Underwhelming Growth Data Keeps Canadian Dollar (CAD) Under Pressure
UPDATE: September’s Canadian gross domestic product data proved weaker than forecast, leaving the Canadian Dollar (CAD) on a soft footing this afternoon.
A surprise contraction in growth on the month proved particularly discouraging, suggesting that the Canadian economy came under greater pressure at the end of the third quarter.
Even so, the Pound Sterling to Canadian Dollar (GBP/CAD) exchange rate failed to gain much ground in the wake of the data, with investors still wary of Brexit-based uncertainty.
UK House Price Recovery Fails to Encourage Pound Sterling Canadian Dollar (GBP/CAD) Exchange Rate Rally
An improvement in November’s Nationwide house price index was not enough to shore up Pound Sterling (GBP) this morning.
Although growth in UK house prices recovered from the five-year low seen in October, rising 1.9% on the year, worries remain over the ultimate outlook of the domestic housing market.
The uncertainty still surrounding Brexit as well as the prospect of higher interest rates look set to encourage buyers to continue holding off in the months ahead, keeping price growth in check.
After the sharp slump in the GfK UK consumer confidence index yesterday support for the Pound remained limited, with sentiment at risk of deteriorating further ahead of the March 2019 deadline.
This left the Pound Sterling to Canadian Dollar (GBP/CAD) exchange rate generally lacking in momentum, even in the face of an increased sense of market risk aversion.
Persistent Oil Price Weakness Keeps Canadian Dollar (CAD) Under Pressure
With Brent crude trapped below the psychologically important US$60 per barrel mark the appeal of the commodity-correlated Canadian Dollar (CAD) has remained limited.
Investors see little reason to buy into the Canadian Dollar while oil prices remain under pressure, with increasing US production weighing heavily on the global oil market.
The diminished value of one of the Canadian economy’s major exports has added to market worries over the country’s underlying economic health.

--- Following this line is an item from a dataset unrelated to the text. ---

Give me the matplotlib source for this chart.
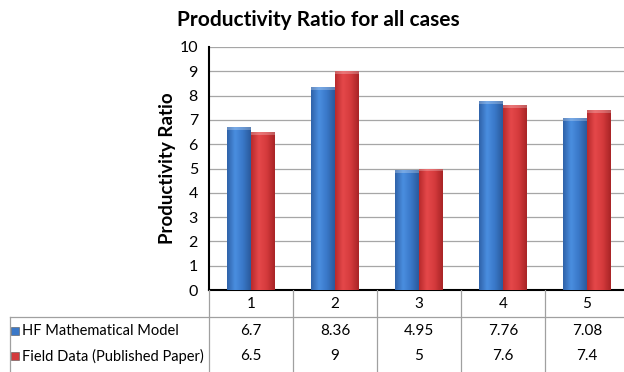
import numpy as np
import matplotlib
matplotlib.use("Agg")
import matplotlib.pyplot as plt
from matplotlib.colors import LinearSegmentedColormap

plt.rcParams['font.family'] = ['Lato', 'DejaVu Sans']

# data
cases = ['1', '2', '3', '4', '5']
series_names = ['HF Mathematical Model', 'Field Data (Published Paper)']
hf_model = [6.7, 8.36, 4.95, 7.76, 7.08]
field_data = [6.5, 9, 5, 7.6, 7.4]
yticks = [0, 1, 2, 3, 4, 5, 6, 7, 8, 9, 10]

blue_cm = LinearSegmentedColormap.from_list('b', ['#2f62a8', '#4a8ee0', '#3a78c8', '#2a5a9c'])
red_cm = LinearSegmentedColormap.from_list('r', ['#b82a2c', '#e5484a', '#d43a3c', '#a82426'])

W, H = 624, 372
fig = plt.figure(figsize=(W / 100, H / 100), dpi=100)

# main plot area (right edge runs past the picture like in the reference)
ax = fig.add_axes([209 / W, 1 - 290 / H, 420 / W, 243 / H])
x = np.arange(1, 6)
bw = 0.285


def grad_bars(ax, xs, vals, cmap):
    bars = ax.bar(xs, vals, width=bw, color='none', edgecolor='none', zorder=3)
    g = np.linspace(0, 1, 64).reshape(1, -1)
    for b in bars:
        x0, y0 = b.get_x(), b.get_y()
        w, h = b.get_width(), b.get_height()
        im = ax.imshow(g, cmap=cmap, extent=[x0, x0 + w, y0, y0 + h],
                       aspect='auto', zorder=3, interpolation='bicubic')
        im.set_clip_path(b)
        # light cap on top
        ax.fill_between([x0, x0 + w], y0 + h - 0.12, y0 + h,
                        color='white', alpha=0.25, zorder=4, lw=0)
    return bars


grad_bars(ax, x - bw / 2, hf_model, blue_cm)
grad_bars(ax, x + bw / 2, field_data, red_cm)

ax.set_xlim(0.5, 5.5)
ax.set_ylim(0, 10)
ax.set_yticks(yticks)
ax.set_yticklabels([str(v) for v in yticks], fontsize=11.5)
ax.set_xticks([])
ax.grid(axis='y', color='#a6a6a6', lw=0.9, zorder=0)
ax.set_axisbelow(True)
for s in ['top', 'right']:
    ax.spines[s].set_visible(False)
ax.spines['left'].set_color('black')
ax.spines['left'].set_linewidth(1.5)
ax.spines['bottom'].set_color('black')
ax.spines['bottom'].set_linewidth(1.5)
ax.tick_params(axis='y', length=0, pad=8)
ax.set_ylabel('Productivity Ratio', fontsize=13.5, fontweight='bold', labelpad=2)
fig.text(318 / W, 1 - 20 / H, 'Productivity Ratio for all cases',
         fontsize=15, fontweight='bold', ha='center', va='center')

# data table under the plot
tax = fig.add_axes([0, 0, 1, 82 / H])
px = 84.0
left_px = 209 - 0.5 * px
tax.set_xlim(-left_px / px, (W - left_px) / px)
tax.set_ylim(82, 0)
tax.axis('off')
line_c = '#a0a0a0'
x_edge = (10 - left_px) / px
for i in range(6):
    tax.plot([0.5 + i, 0.5 + i], [0, 82], color=line_c, lw=0.9)
tax.plot([x_edge, 10], [27, 27], color=line_c, lw=0.9)
tax.plot([x_edge, x_edge], [27, 82], color=line_c, lw=0.9)
for i, c in enumerate(cases):
    tax.text(x[i], 13.5, c, ha='center', va='center', fontsize=11)
row_y = [41, 66]
rows = [hf_model, field_data]
key_cols = ['#3a78c8', '#d43a3c']
for r in range(2):
    key_x = (15 - left_px) / px
    tax.scatter([key_x], [row_y[r]], marker='s', s=30,
                color=key_cols[r], edgecolors='#555555', linewidths=0.4, zorder=3)
    tax.text((22 - left_px) / px, row_y[r], series_names[r],
             ha='left', va='center', fontsize=10.5)
    for i, v in enumerate(rows[r]):
        tax.text(x[i], row_y[r], str(v), ha='center', va='center', fontsize=11)

fig.savefig('out.png', dpi=100)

A mounting sense of general risk aversion also dented CAD exchange rates this morning as investors brace for the weekend’s G20 meeting and any potential developments in the US-China trade spat.

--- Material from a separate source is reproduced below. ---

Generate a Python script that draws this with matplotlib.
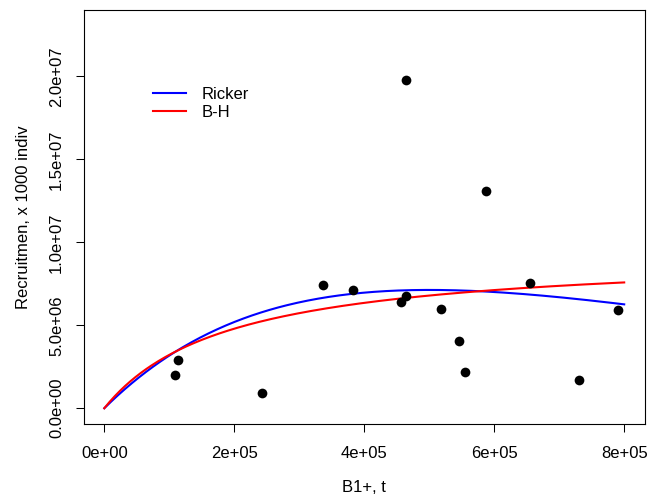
import numpy as np
import matplotlib
matplotlib.use("Agg")
import matplotlib.pyplot as plt
from matplotlib.lines import Line2D

# spawning biomass (t) and recruitment (x 1000 indiv)
ssb = [1.09e5, 1.13e5, 2.43e5, 3.36e5, 3.82e5, 4.57e5, 4.64e5, 4.65e5,
       5.18e5, 5.46e5, 5.55e5, 5.87e5, 6.55e5, 7.31e5, 7.90e5]
rec = [1.99e6, 2.90e6, 0.93e6, 7.42e6, 7.14e6, 6.43e6, 6.78e6, 19.77e6,
       5.99e6, 4.05e6, 2.18e6, 13.08e6, 7.54e6, 1.68e6, 5.93e6]

# fitted stock-recruitment parameters
ricker_a, ricker_b = 38.76, 2.0e-6
bh_a, bh_b = 48.9, 5.2e-6
s_max = 8.0e5

x_ticks = [0, 2e5, 4e5, 6e5, 8e5]
x_labels = ["0e+00", "2e+05", "4e+05", "6e+05", "8e+05"]
y_ticks = [0, 5e6, 1e7, 1.5e7, 2e7]
y_labels = ["0.0e+00", "5.0e+06", "1.0e+07", "1.5e+07", "2.0e+07"]

plt.rcParams["font.family"] = ["Liberation Sans", "DejaVu Sans"]
plt.rcParams["font.size"] = 12

fig = plt.figure(figsize=(6.5, 4.95), dpi=100)
ax = fig.add_axes([83.5 / 650, 1 - 424 / 495, (645 - 83.5) / 650, (424 - 10) / 495])

s = np.linspace(0, s_max, 300)
ricker = ricker_a * s * np.exp(-ricker_b * s)
bh = bh_a * s / (1 + bh_b * s)

ax.plot(s, ricker, color="#0000FF", lw=1.5)
ax.plot(s, bh, color="#FF0000", lw=1.5)
ax.plot(ssb, rec, "o", color="black", ms=7, mew=0)

ax.set_xlim(-0.04 * s_max, 1.04 * s_max)
ax.set_ylim(-0.95e6, 24.0e6)

ax.set_xticks(x_ticks)
ax.set_xticklabels(x_labels)
ax.set_yticks(y_ticks)
ax.set_yticklabels(y_labels, rotation=90, va="center")
ax.tick_params(axis="x", length=6, width=0.75, pad=9.5)
ax.tick_params(axis="y", length=5.5, width=0.75, pad=8.5)
for sp in ax.spines.values():
    sp.set_linewidth(0.8)

ax.set_xlabel("B1+, t")
ax.set_ylabel("Recruitmen, x 1000 indiv")
ax.xaxis.set_label_coords(0.5, (424 - 480) / 414)
ax.yaxis.set_label_coords((31 - 83.5) / 561.5, 0.5)

handles = [Line2D([], [], color="#0000FF", lw=1.5),
           Line2D([], [], color="#FF0000", lw=1.5)]
ax.legend(handles, ["Ricker", "B-H"], loc="upper left",
          bbox_to_anchor=(152.7 / 650, 1 - 87 / 495),
          bbox_transform=fig.transFigure, frameon=False,
          borderpad=0, borderaxespad=0, handlelength=2.0,
          handletextpad=0.95, labelspacing=0.17)

fig.savefig("out.png", dpi=100)
plt.close(fig)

CAD Exchange Rates Vulnerable to Slowing Canadian Growth
Further weakness could be in store for the Canadian Dollar this afternoon if September’s gross domestic product data fails to impress.
As the headline GDP is forecast to slow from 2.5% to 2.3% on the year confidence in the domestic outlook looks set to diminish further, to the detriment of CAD exchange rates.
A softening in growth momentum would give the Bank of Canada (BOC) greater incentive to leave monetary policy on hold for the foreseeable future, denting hopes of another interest rate hike.
With monthly growth expected to clock in at a steady but disappointing 0.1% investors are unlikely to find any reason to favour the Canadian Dollar this afternoon.
Thus, unless the GDP data surprises to the upside, the GBP/CAD exchange rate could gain further ground heading into the weekend.
Resilient UK PMIs to Support Pound Sterling (GBP) Exchange Rates
While Brexit uncertainty could continue to drag on the Pound next week a fresh boost could come on the back of November’s UK PMIs.
After October’s underwhelming performance investors are looking to see greater signs of resilience within the manufacturing and service sectors.
As long as the PMIs remain firmly within growth territory this should limit the downside potential of the Pound, giving investors cause for confidence in the economic outlook.
However, if evidence of a weaker fourth quarter GDP continues to pile up the GBP/CAD exchange rate looks vulnerable to further losses.
With the UK’s departure from the EU likely to depress growth in 2019 signs of slower fourth quarter growth may see the Pound slump sharply across the board.